In the Plates Across America® game, the quality of your answer to a puzzle will determine how far you travel: anywhere from 1 to 6 miles. But what constitutes a "good" answer? The simplest statement is: the more characters there are, the better it is. However, there are a host of more refined scoring rules that come into play. This article covers some of the more important ones and explains the rationale behind them.
Pluralizing a word adds 1 extra character without much additional cleverness. If one person comes up with a 7 character answer and then tacks on the "s", should they get the same score as the person that thought of a more "natural" (non-pluralized) 8 character answer? We think not, so a non-pluralize word will score higher than a pluralized word of equal length.
Similar to the pluralization reasoning, there are a number of other ways to easily tack on extra characters. For the puzzle "SWR", the answer "swear" is valid but short and it does not require any more sophistication to pad some characters and make it "swearing". However, the word "steward" is longer than the word "swear" and deserves more credit, even if the person did not think to tack on an extra "ing" to that word.

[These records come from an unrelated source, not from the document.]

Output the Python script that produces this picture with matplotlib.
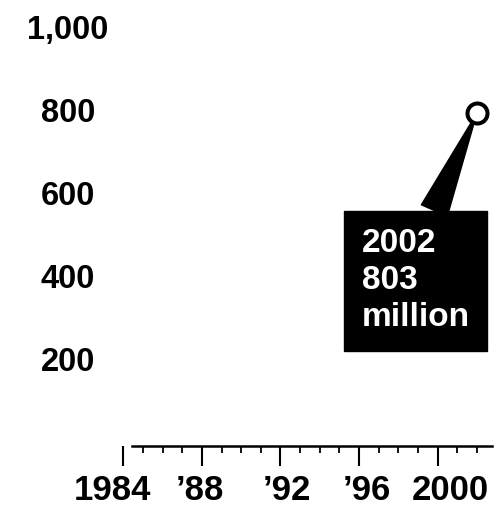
import matplotlib
matplotlib.use("Agg")
import matplotlib.pyplot as plt
from matplotlib.transforms import ScaledTranslation

# Data
point_years = [2002]
point_values = [803]
callout_text = "2002\n803\nmillion"

y_ticks = [200, 400, 600, 800, 1000]
y_labels = ["200", "400", "600", "800", "1,000"]

x_major = [1984, 1988, 1992, 1996, 2000]
x_labels = ["1984", "\u201988", "\u201992", "\u201996", "2000"]
x_minor = list(range(1985, 2003))
# horizontal nudges of the year labels (pixels), as printed
x_label_nudge = [-11, -2, 6, 8, 13]

plt.rcParams['font.family'] = ['Liberation Sans', 'DejaVu Sans']
plt.rcParams['font.weight'] = 'bold'

fig = plt.figure(figsize=(5.03, 5.08), dpi=100)
ax = fig.add_axes([0.2451, 0.122, 0.7324, 0.8163])
ax.set_xlim(1984, 2002.75)
ax.set_ylim(0, 1000)

# Point with callout box
ax.plot(point_years, point_values, marker='o', markersize=14.4,
        markerfacecolor='white', markeredgecolor='black',
        markeredgewidth=2.9, linestyle='none', zorder=5, clip_on=False)
ax.annotate(callout_text, xy=(point_years[0], point_values[0]),
            xytext=(-83, -83), textcoords='offset points',
            ha='left', va='top', color='white', fontsize=24,
            fontweight='bold', linespacing=1.25,
            bbox=dict(boxstyle='square,pad=0.52', fc='black', ec='black'),
            arrowprops=dict(arrowstyle='wedge,tail_width=0.85',
                            fc='black', ec='black', shrinkA=0, shrinkB=0,
                            relpos=(0.6, 1.0)),
            zorder=4, annotation_clip=False)

# Axes styling
for side in ['top', 'right', 'left']:
    ax.spines[side].set_visible(False)
ax.spines['bottom'].set_linewidth(1.8)
ax.spines['bottom'].set_bounds(1984.43, 2002.75)

ax.set_xticks(x_major)
ax.set_xticklabels(x_labels, fontsize=25, fontweight='bold')
ax.set_xticks(x_minor, minor=True)
ax.tick_params(axis='x', which='major', length=14.4, width=1.5, pad=6,
               direction='out')
ax.tick_params(axis='x', which='minor', length=5, width=1.3,
               direction='out')
for lab, dx in zip(ax.get_xticklabels(), x_label_nudge):
    lab.set_transform(lab.get_transform() +
                      ScaledTranslation(dx / 100, 0, fig.dpi_scale_trans))

ax.set_yticks(y_ticks)
ax.set_yticklabels(y_labels, fontsize=23.5, fontweight='bold')
ax.tick_params(axis='y', length=0, pad=40)
shift = ScaledTranslation(0, 4 / 100, fig.dpi_scale_trans)
for lab in ax.get_yticklabels():
    lab.set_horizontalalignment('center')
    lab.set_transform(lab.get_transform() + shift)

fig.savefig("out.png", dpi=100)
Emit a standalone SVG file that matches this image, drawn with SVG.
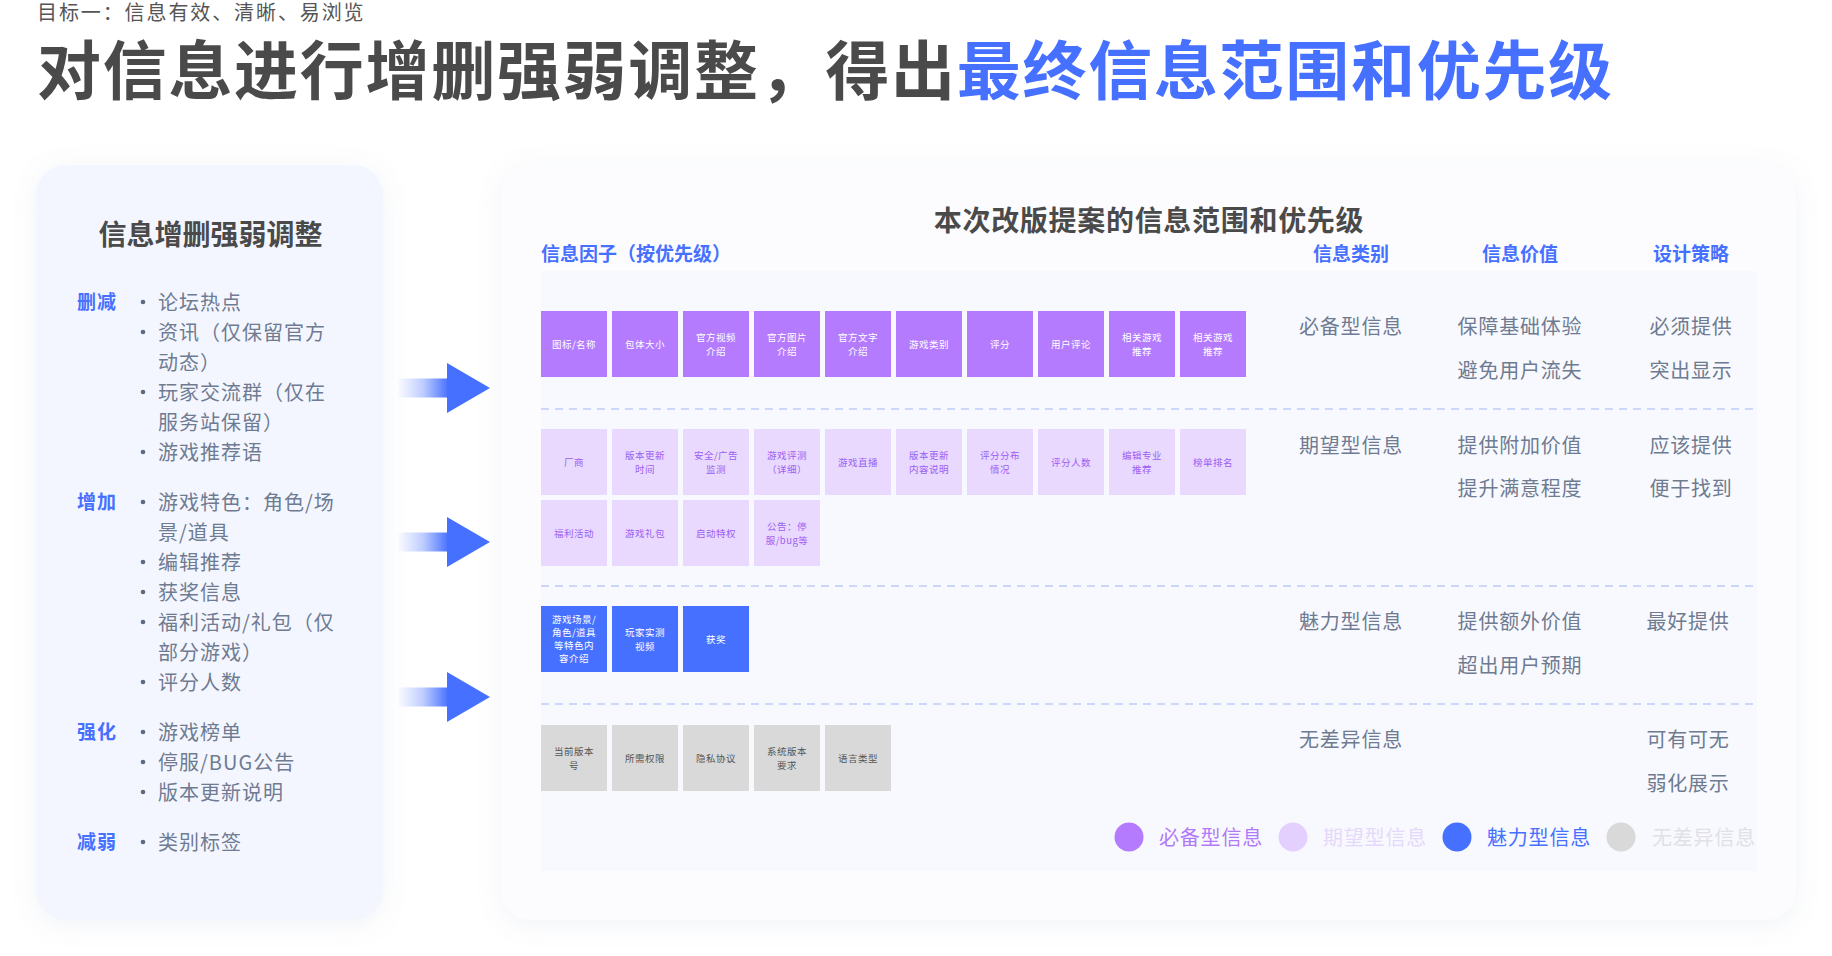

The process of taking a word and reducing it to it "base" form is called lemmatization. When scoring answers, we will prefer the "lemma", or the "root" word to shorter words with some simple extensions.
The game does not permit hyphenated words, though there is a fine line between these and compound words. For the valid compound words, we assign a slightly lower score than the other words of equivalent length. We believe that the person coming up with one long word should get more credit than a person that just tacks two short words together.
Though word length is the predominant means we use to measure the answer quality, we have rules in place to prevent rewards for padding an answer's length with trivial extensions.